• Exercise prompt
Find, in the records below, the line that contains "Clone this chart in matplotlib." and the line that contains "from matplotlib.colors import". Copy those two lines and everything between them exactly, but not the pictures.

• Records to use

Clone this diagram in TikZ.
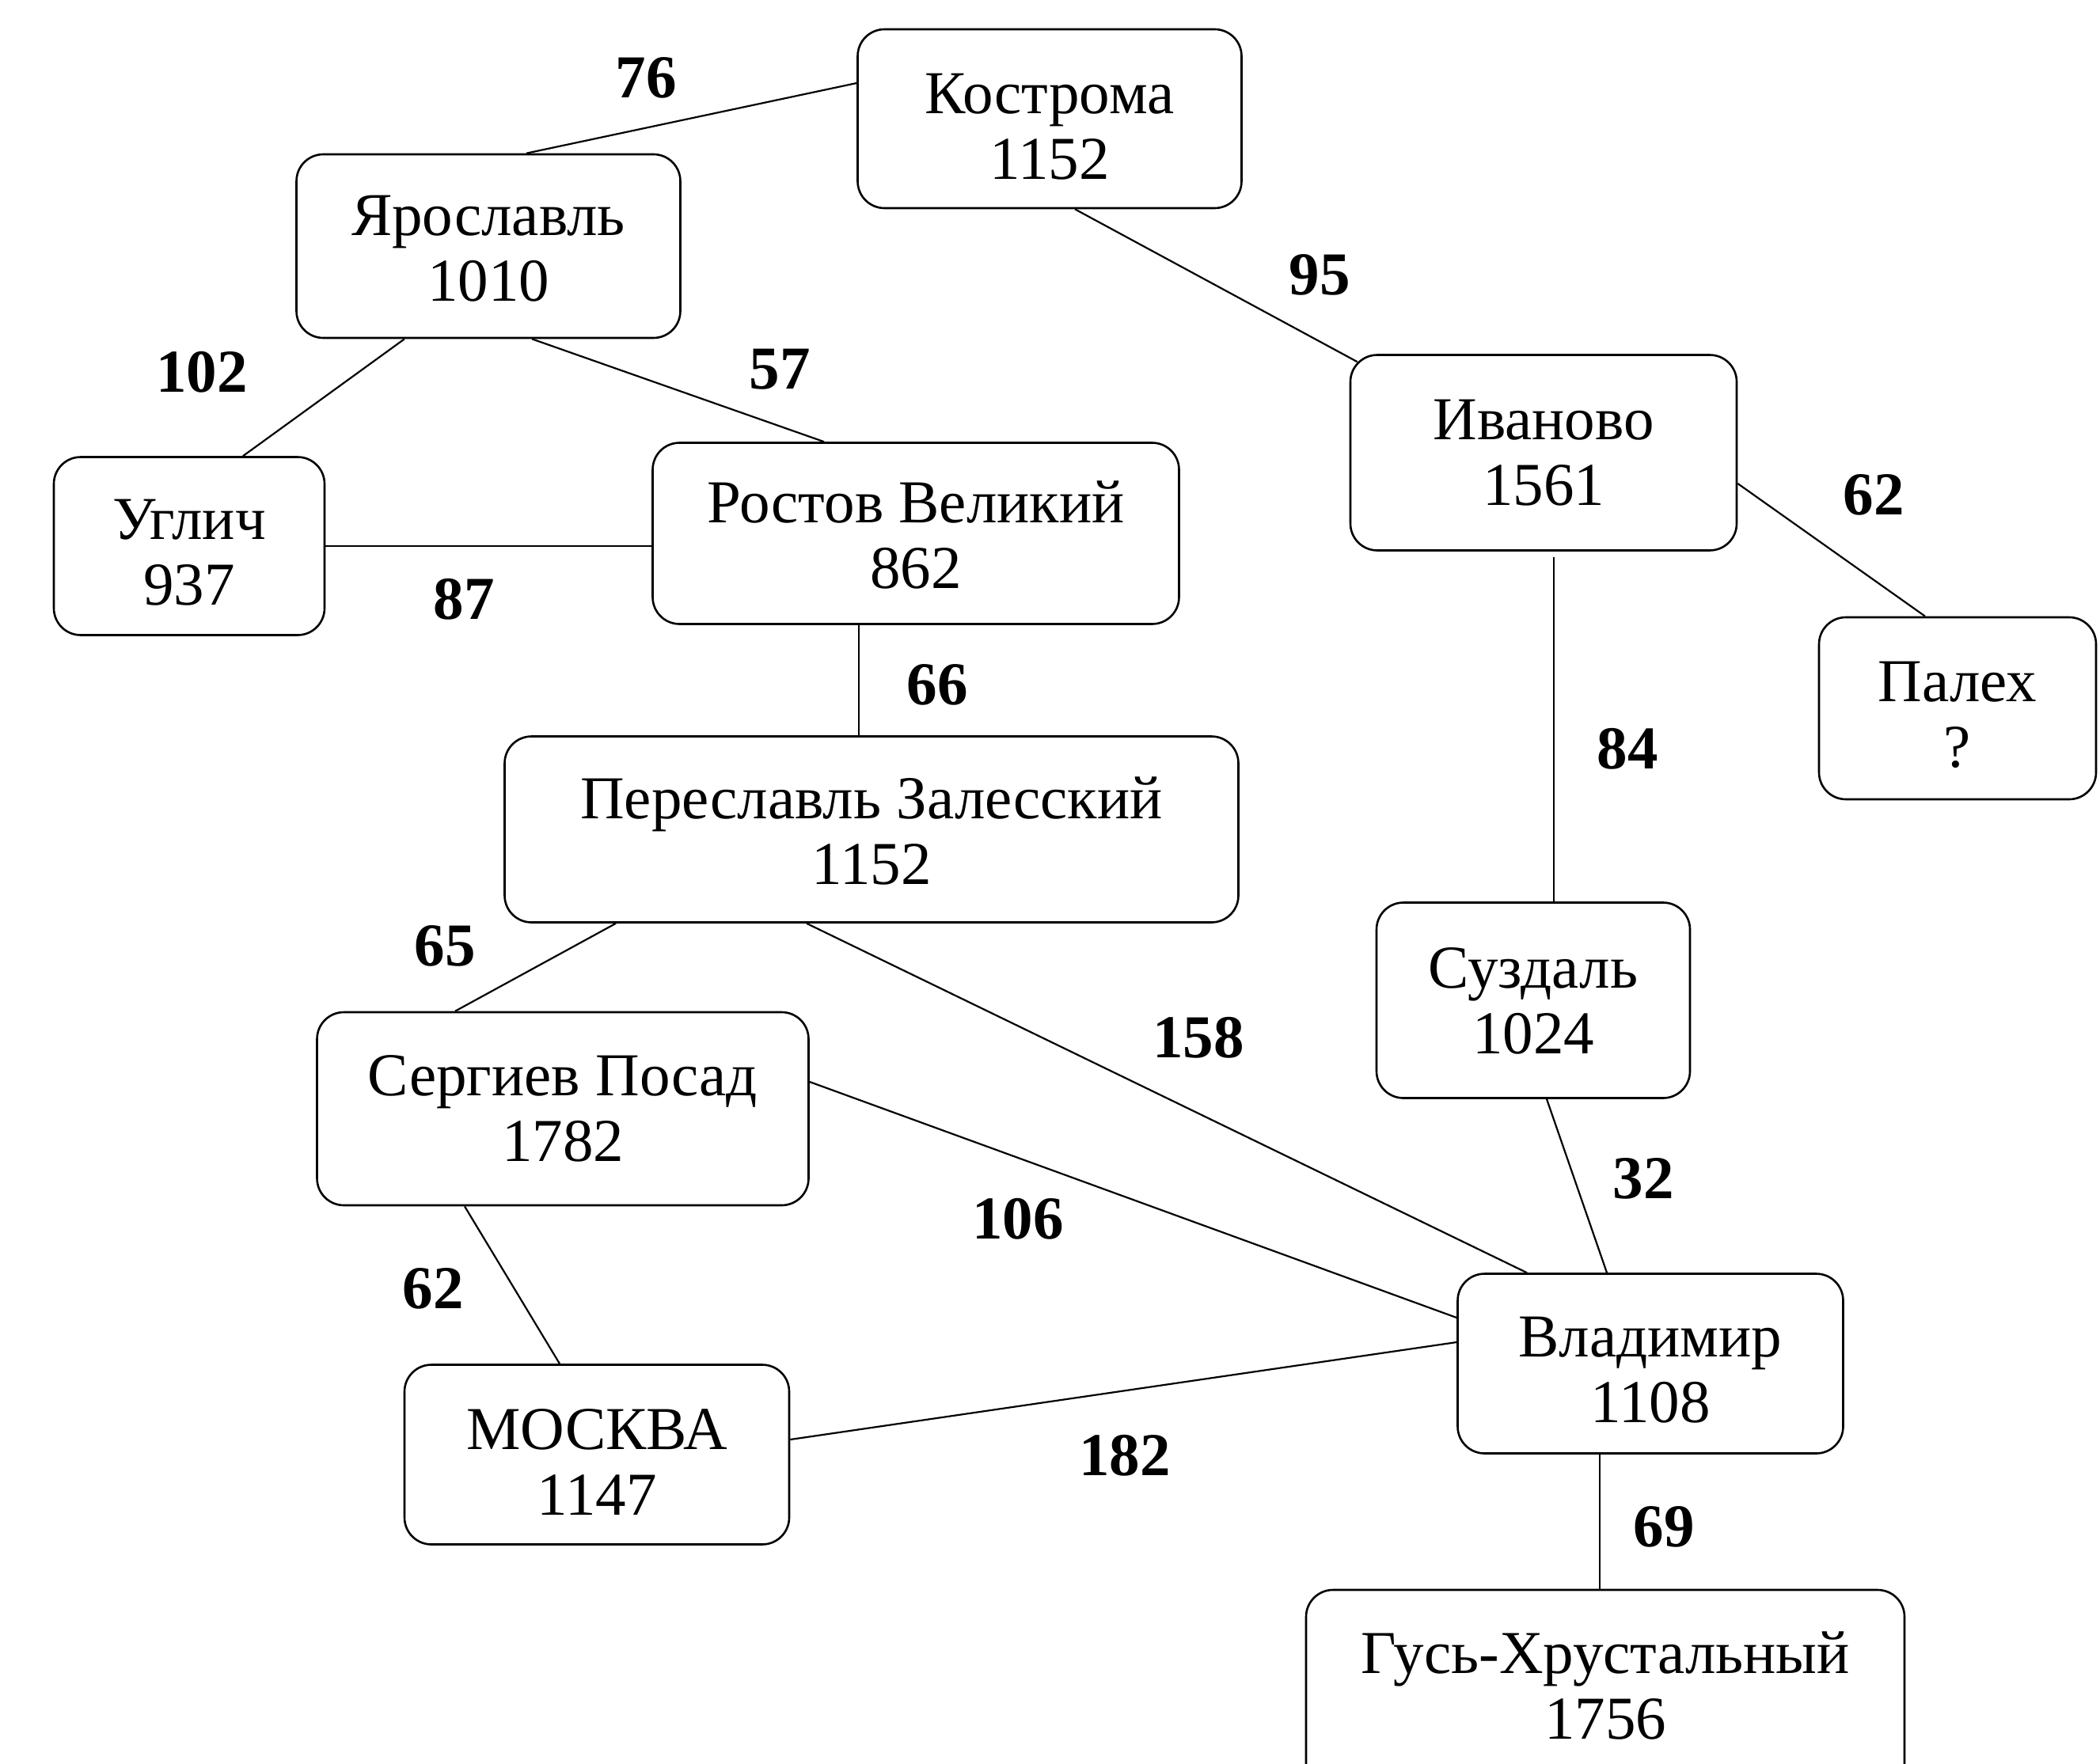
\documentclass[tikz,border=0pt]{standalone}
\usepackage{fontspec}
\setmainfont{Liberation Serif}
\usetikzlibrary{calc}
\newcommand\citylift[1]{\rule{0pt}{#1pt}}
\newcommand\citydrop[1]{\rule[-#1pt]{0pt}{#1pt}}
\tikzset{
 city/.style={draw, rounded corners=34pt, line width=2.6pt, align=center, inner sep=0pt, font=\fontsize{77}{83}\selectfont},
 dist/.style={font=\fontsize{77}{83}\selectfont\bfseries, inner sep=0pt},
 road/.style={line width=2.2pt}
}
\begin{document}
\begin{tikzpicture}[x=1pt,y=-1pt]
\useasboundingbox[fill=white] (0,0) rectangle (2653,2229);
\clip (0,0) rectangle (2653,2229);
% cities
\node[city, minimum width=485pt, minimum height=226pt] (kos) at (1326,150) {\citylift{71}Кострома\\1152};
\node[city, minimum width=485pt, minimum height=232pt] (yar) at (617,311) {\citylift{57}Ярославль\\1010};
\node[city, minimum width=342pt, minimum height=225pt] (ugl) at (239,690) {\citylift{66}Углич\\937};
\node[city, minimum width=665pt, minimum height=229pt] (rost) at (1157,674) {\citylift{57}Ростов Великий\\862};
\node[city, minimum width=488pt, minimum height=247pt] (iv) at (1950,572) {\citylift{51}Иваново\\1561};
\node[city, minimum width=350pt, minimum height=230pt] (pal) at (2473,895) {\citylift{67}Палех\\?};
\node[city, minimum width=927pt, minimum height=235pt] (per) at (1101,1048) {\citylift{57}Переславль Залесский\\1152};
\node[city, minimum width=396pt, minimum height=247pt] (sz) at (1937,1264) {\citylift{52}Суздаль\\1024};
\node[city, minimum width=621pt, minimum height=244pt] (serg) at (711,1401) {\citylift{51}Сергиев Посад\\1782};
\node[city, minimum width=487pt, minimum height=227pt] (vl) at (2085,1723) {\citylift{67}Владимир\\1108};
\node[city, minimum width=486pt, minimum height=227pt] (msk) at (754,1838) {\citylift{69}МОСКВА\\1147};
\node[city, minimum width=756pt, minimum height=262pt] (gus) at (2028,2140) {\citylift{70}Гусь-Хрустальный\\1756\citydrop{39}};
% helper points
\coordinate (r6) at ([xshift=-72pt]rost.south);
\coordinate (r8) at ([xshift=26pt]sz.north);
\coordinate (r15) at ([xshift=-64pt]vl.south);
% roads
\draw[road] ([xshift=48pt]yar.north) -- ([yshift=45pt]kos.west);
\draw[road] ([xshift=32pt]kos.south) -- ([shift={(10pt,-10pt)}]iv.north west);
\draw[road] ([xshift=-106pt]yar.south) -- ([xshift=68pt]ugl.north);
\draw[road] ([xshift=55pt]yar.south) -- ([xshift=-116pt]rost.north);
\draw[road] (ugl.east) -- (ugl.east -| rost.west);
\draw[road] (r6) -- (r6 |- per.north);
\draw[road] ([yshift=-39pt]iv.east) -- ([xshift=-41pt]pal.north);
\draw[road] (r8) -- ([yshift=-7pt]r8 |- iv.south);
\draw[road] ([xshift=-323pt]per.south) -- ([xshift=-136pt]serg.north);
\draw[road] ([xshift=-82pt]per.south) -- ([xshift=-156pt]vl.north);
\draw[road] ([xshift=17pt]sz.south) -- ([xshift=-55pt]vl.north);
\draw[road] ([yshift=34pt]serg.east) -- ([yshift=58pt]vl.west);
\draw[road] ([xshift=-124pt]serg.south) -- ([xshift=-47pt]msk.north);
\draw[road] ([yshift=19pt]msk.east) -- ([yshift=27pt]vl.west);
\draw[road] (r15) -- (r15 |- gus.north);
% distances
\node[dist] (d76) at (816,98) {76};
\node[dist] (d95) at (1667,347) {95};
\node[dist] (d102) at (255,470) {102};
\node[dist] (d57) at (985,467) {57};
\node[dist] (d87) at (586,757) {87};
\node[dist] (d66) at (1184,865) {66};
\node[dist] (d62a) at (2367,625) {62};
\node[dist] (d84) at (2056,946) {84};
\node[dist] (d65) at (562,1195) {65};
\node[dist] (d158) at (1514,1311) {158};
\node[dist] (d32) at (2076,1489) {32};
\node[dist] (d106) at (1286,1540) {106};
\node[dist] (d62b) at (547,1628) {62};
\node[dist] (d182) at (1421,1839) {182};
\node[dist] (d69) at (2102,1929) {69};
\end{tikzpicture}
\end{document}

==

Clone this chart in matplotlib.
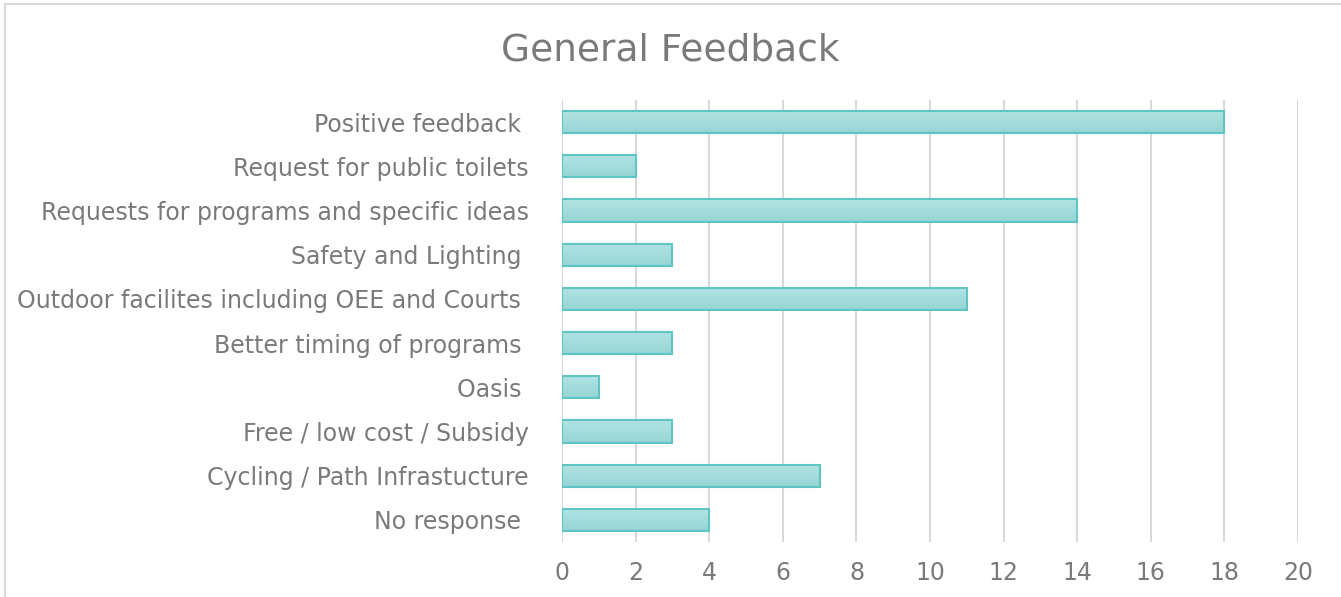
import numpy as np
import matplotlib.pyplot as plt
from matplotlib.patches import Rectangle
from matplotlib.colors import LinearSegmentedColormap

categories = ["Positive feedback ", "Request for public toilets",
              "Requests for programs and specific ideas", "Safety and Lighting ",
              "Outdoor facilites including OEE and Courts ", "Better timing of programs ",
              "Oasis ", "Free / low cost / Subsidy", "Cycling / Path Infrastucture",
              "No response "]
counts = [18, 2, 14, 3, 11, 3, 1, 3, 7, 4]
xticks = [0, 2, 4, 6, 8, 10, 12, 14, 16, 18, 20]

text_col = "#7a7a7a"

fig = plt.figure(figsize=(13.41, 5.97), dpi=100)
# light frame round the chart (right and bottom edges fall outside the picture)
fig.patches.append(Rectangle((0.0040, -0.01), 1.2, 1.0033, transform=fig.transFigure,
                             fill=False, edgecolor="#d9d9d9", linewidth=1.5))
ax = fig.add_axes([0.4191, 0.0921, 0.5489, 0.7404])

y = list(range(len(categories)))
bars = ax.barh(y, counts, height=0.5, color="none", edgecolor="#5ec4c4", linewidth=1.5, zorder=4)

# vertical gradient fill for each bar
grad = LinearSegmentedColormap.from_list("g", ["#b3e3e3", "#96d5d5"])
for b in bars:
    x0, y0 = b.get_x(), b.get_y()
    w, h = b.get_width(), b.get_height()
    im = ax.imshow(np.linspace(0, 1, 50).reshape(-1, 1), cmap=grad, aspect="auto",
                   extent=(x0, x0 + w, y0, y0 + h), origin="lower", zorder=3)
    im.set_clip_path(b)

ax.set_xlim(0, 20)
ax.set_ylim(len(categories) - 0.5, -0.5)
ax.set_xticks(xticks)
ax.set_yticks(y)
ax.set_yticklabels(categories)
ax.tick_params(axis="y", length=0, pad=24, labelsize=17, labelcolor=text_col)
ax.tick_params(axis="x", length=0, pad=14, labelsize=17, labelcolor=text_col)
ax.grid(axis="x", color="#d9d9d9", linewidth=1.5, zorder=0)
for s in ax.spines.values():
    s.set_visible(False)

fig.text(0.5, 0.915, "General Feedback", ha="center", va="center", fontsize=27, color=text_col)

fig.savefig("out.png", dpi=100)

• Full output
Clone this chart in matplotlib.
import numpy as np
import matplotlib.pyplot as plt
from matplotlib.patches import Rectangle
from matplotlib.colors import LinearSegmentedColormap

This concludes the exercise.